Speaking Parts presents a strangely absorbing story of connection and desire, interrogating our relationship with the screen image and video technology.
“There is nothing special about words,” a dejected Lisa (Arsinée Khanjian) says as she explains her strange viewing habits to a video store clerk named Eddy (Tony Nardi). Obsessively in love with her coworker Lance (Michael McManus), Lisa rents the films that he stars in as an extra to watch his scenes, the most intimate way she can connect with him. Lance is a cold and distant actor whose custodian gig at a hotel is only a cover for his work as a gigolo serving wealthy guests. His latest client is Clara (Gabrielle Rose), a screenwriter who has just finished a script for a television movie. After Lance finds her script, he gives Clara his acting portfolio, and, after a successful audition for the lead role, he is given his first speaking part in a film. As they begin an affair, Clara seeks to use Lance to subvert the control of a powerful producer (David Hemblen) to change the script back to her original vision. Meanwhile, Lisa becomes entranced by the act of filming and is soon drawn into this web of power and seduction in a bid to rescue Lance.
For a film more than 30 years old, Atom Egoyan’s Speaking Parts feels remarkably relevant in today’s world of Zoom calls, remote work, and digital social lives. Despite the outdated television screens and cameras, the film features several instances of video communication and interactions that highlight a reliance on technology to mediate human connection in a way that feels both futuristic and contemporary. In an early scene, Clara visits a “digital mausoleum” to watch a video to pay respects to a deceased relative. A conference room at the hotel serves as a key setting in the film where the television movie crew meets with the producer over a video call and Clara also records Lance’s audition in there on camera, which he later watches. Passion and desire are mediated through the screen, such as when Lance and Clara mutually masturbate over a video conference call, and Lisa’s desire for Lance manifests in an almost voyeuristic act of watching him onscreen in his films.
Lisa’s curiosity of the screen image inspires an interest in filmmaking after Eddy shows her an interview tape. When she helps him film a wedding, she interviews the bride and asks her if she has ever experienced doubts of her husband’s love. When Lisa upsets the couple, she realizes “I lost my objectivity,” reckoning with the responsibility and power wielded with the camera. Speaking Parts also explores a greater theme of media power, confronting notions of creative authority. It is the television producer, not Clara, the creator of her story based off a traumatic experience, that has control over the final draft of the script, which he commodifies into what he believes to be the best “product” for a wide audience. “This moves me so much I want to make it into a very fine film. Something I can share with millions of people,” he tells Lance, who challenges him over changes in the script. He reminds Lance that “people have always watched what I’d like to watch,” justifying his creative authority and boasting his influence over the industry. Media experiences, Speaking Parts seems to suggest, are packaged commodities, and even though we use them to facilitate familiar events or emotions, they cannot replicate genuine experiences.
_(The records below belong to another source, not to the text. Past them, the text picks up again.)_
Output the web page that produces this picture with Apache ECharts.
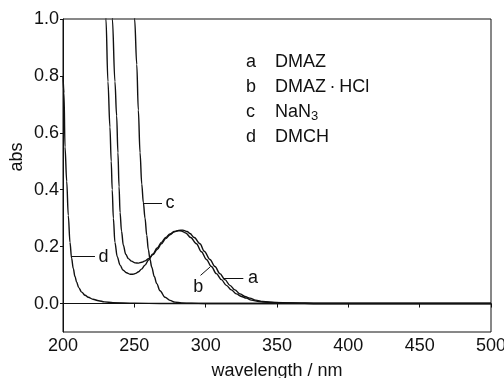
<!DOCTYPE html>
<html>
<head>
<meta charset="utf-8">
<script src="https://cdn.jsdelivr.net/npm/echarts@6/dist/echarts.min.js"></script>
<style>
html,body{margin:0;padding:0;background:#fff;}
#chart{width:504px;height:378px;}
</style>
</head>
<body>
<div id="chart"></div>
<script>
// ---- data ----
const xTicks = [200, 250, 300, 350, 400, 450, 500];
const yTicks = [0.0, 0.2, 0.4, 0.6, 0.8, 1.0];

const seriesNames = ['DMAZ', 'DMAZ·HCl', 'NaN3', 'DMCH'];
const seriesKeys = ['a', 'b', 'c', 'd'];

const dataA = [[234.0,1.08],[234.6,1.0],[236.4,0.78],[237.6,0.66],[238.5,0.53],[239.3,0.41],[240,0.32],[241,0.255],[242.3,0.205],[244,0.173],[245.8,0.158],[248,0.149],[250.5,0.143],[253,0.142],[255.2,0.145],[257.5,0.150],[260,0.158],[263,0.172],[266,0.19],[269,0.21],[272,0.228],[275,0.242],[278,0.252],[281,0.257],[284,0.258],[287,0.253],[289,0.246],[292,0.232],[296,0.21],[299,0.184],[303,0.155],[306.5,0.13],[310,0.105],[313.5,0.084],[317,0.064],[320.5,0.048],[324,0.034],[327.5,0.025],[331,0.019],[335,0.012],[340,0.007],[348,0.004],[360,0.002],[380,0],[500,0]];

const dataB = [[229.6,1.08],[230.1,1.0],[231.5,0.78],[232.9,0.62],[233.8,0.50],[234.5,0.40],[235.3,0.30],[236.4,0.215],[238,0.165],[240,0.135],[242,0.118],[244.5,0.108],[247,0.103],[249,0.103],[251,0.106],[253,0.112],[255,0.121],[257.5,0.135],[260,0.153],[263,0.174],[266,0.195],[269,0.215],[272,0.232],[275,0.245],[278,0.253],[281,0.256],[283,0.255],[286,0.248],[289.5,0.232],[293.5,0.21],[297,0.182],[300.5,0.155],[304,0.13],[307.5,0.105],[311,0.084],[314.5,0.064],[318,0.048],[321.5,0.034],[325,0.025],[328.5,0.019],[332,0.012],[337.5,0.007],[345,0.004],[358,0.002],[380,0],[500,0]];

const dataC = [[249.6,1.08],[250.2,1.0],[251.7,0.84],[252.8,0.68],[254,0.53],[255.2,0.42],[256.3,0.355],[257.5,0.30],[258.7,0.24],[259.8,0.19],[261,0.155],[262.2,0.128],[264,0.095],[265.7,0.07],[268,0.045],[271.5,0.022],[275,0.011],[278.5,0.005],[283,0.002],[290,0.001],[300,0],[500,0]];

const dataD = [[200,0.80],[200.7,0.74],[201.4,0.55],[202.6,0.43],[203.7,0.31],[204.9,0.215],[206,0.16],[207.2,0.123],[208.4,0.095],[209.6,0.075],[211,0.056],[213.1,0.04],[215.5,0.029],[217.7,0.022],[221,0.015],[225,0.01],[229,0.006],[235,0.003],[250,0.001],[270,0],[500,0]];

// leader lines (data coordinates) and their letter positions
const leaderA = [[312.4, 0.089], [326.4, 0.089]];
const leaderB = [[303.0, 0.128], [296.4, 0.099]];
const leaderC = [[256.1, 0.353], [269.4, 0.353]];
const leaderD = [[206.1, 0.165], [222.4, 0.165]];
const letterA = [333.2, 0.089];
const letterB = [294.8, 0.059];
const letterC = [275.0, 0.353];
const letterD = [228.4, 0.165];

// ---- chart ----
const FONT = '"Liberation Sans Narrow", "Arial Narrow", "Liberation Sans", Arial, sans-serif';
const chart = echarts.init(document.getElementById('chart'), null, {renderer: 'canvas'});

function curve(name, data, leader, letter, key) {
  return {
    name: name,
    type: 'line',
    data: data,
    showSymbol: false,
    symbol: 'none',
    smooth: 0.35,
    smoothMonotone: 'x',
    clip: true,
    lineStyle: {color: '#111', width: 1.4},
    animation: false,
    markLine: {
      silent: true,
      symbol: ['none', 'none'],
      animation: false,
      lineStyle: {color: '#111', width: 1, type: 'solid'},
      label: {show: false},
      data: [[{coord: leader[0]}, {coord: leader[1]}]]
    },
    markPoint: {
      silent: true,
      animation: false,
      symbol: 'circle',
      symbolSize: 0,
      label: {
        show: true, position: 'inside', formatter: key,
        color: '#111', fontFamily: FONT, fontSize: 18
      },
      data: [{coord: letter}]
    }
  };
}

const legendRowY = [63, 88, 113, 138];
const graphics = [];
seriesKeys.forEach((k, i) => {
  graphics.push({
    type: 'text', left: 246, top: legendRowY[i] - 10,
    style: {text: k, font: '18px ' + FONT, fill: '#111'}
  });
});
graphics.push({type: 'text', left: 275, top: legendRowY[0] - 10, style: {text: seriesNames[0], font: '18px ' + FONT, fill: '#111'}});
graphics.push({type: 'text', left: 275, top: legendRowY[1] - 10, style: {text: 'DMAZ\u2009·\u2009HCl', font: '18px ' + FONT, fill: '#111'}});
graphics.push({type: 'text', left: 275, top: legendRowY[2] - 10, style: {
  text: '{n|NaN}{s|3}',
  rich: {
    n: {fontFamily: FONT, fontSize: 18, fill: '#111', color: '#111'},
    s: {fontFamily: FONT, fontSize: 13, fill: '#111', color: '#111', padding: [8, 0, 0, 0]}
  }
}});
graphics.push({type: 'text', left: 275, top: legendRowY[3] - 10, style: {text: seriesNames[3], font: '18px ' + FONT, fill: '#111'}});
graphics.push({type: 'text', x: 17, y: 157, rotation: Math.PI / 2, style: {
  text: 'abs', font: '18px ' + FONT, fill: '#111', align: 'center', verticalAlign: 'middle'
}});

const option = {
  animation: false,
  backgroundColor: '#fff',
  grid: {left: 63, right: 13, top: 19, bottom: 46, show: true, borderColor: '#111', borderWidth: 1,
    containLabel: false, outerBoundsMode: 'none'},
  xAxis: {
    type: 'value', min: xTicks[0], max: xTicks[xTicks.length - 1], interval: 50,
    name: 'wavelength / nm', nameLocation: 'middle', nameGap: 30,
    nameTextStyle: {fontFamily: FONT, fontSize: 18, color: '#111'},
    axisLine: {show: true, lineStyle: {color: '#111', width: 1}},
    axisTick: {show: true, length: 4, lineStyle: {color: '#111'}},
    axisLabel: {color: '#111', fontFamily: FONT, fontSize: 18, margin: 5},
    splitLine: {show: false}
  },
  yAxis: {
    type: 'value', min: -0.1, max: 1.0,
    axisLine: {show: true, lineStyle: {color: '#111', width: 1}},
    axisTick: {show: true, length: 3, lineStyle: {color: '#111'}, customValues: yTicks},
    axisLabel: {color: '#111', fontFamily: FONT, fontSize: 18, margin: 4,
      customValues: yTicks, formatter: v => v.toFixed(1)},
    splitLine: {show: false}
  },
  graphic: graphics,
  series: [
    curve(seriesNames[0], dataA, leaderA, letterA, 'a'),
    curve(seriesNames[1], dataB, leaderB, letterB, 'b'),
    curve(seriesNames[2], dataC, leaderC, letterC, 'c'),
    curve(seriesNames[3], dataD, leaderD, letterD, 'd')
  ]
};
chart.setOption(option);
</script>
</body>
</html>
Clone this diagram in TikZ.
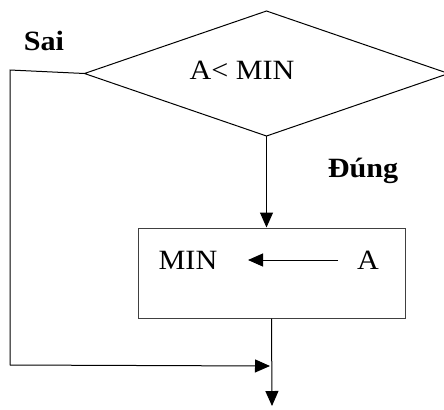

A film of showing more than telling, Speaking Parts is often difficult to engage with, inaccessible both emotionally and narratively at times. Its fragmented narrative eschews much exposition, leaving the viewer with the task of piecing together a coherent picture of the story. Viewers might also find the film’s cold and remote tone off-putting, especially with the terse performances that highlight an awkward sense of detachment and inability to communicate. Yet, if you can overcome these hurdles, Speaking Parts is a strangely rewarding experience with its perceptive perspective on media interactions and power, and its beguiling mysteries slyly invite further rewatches.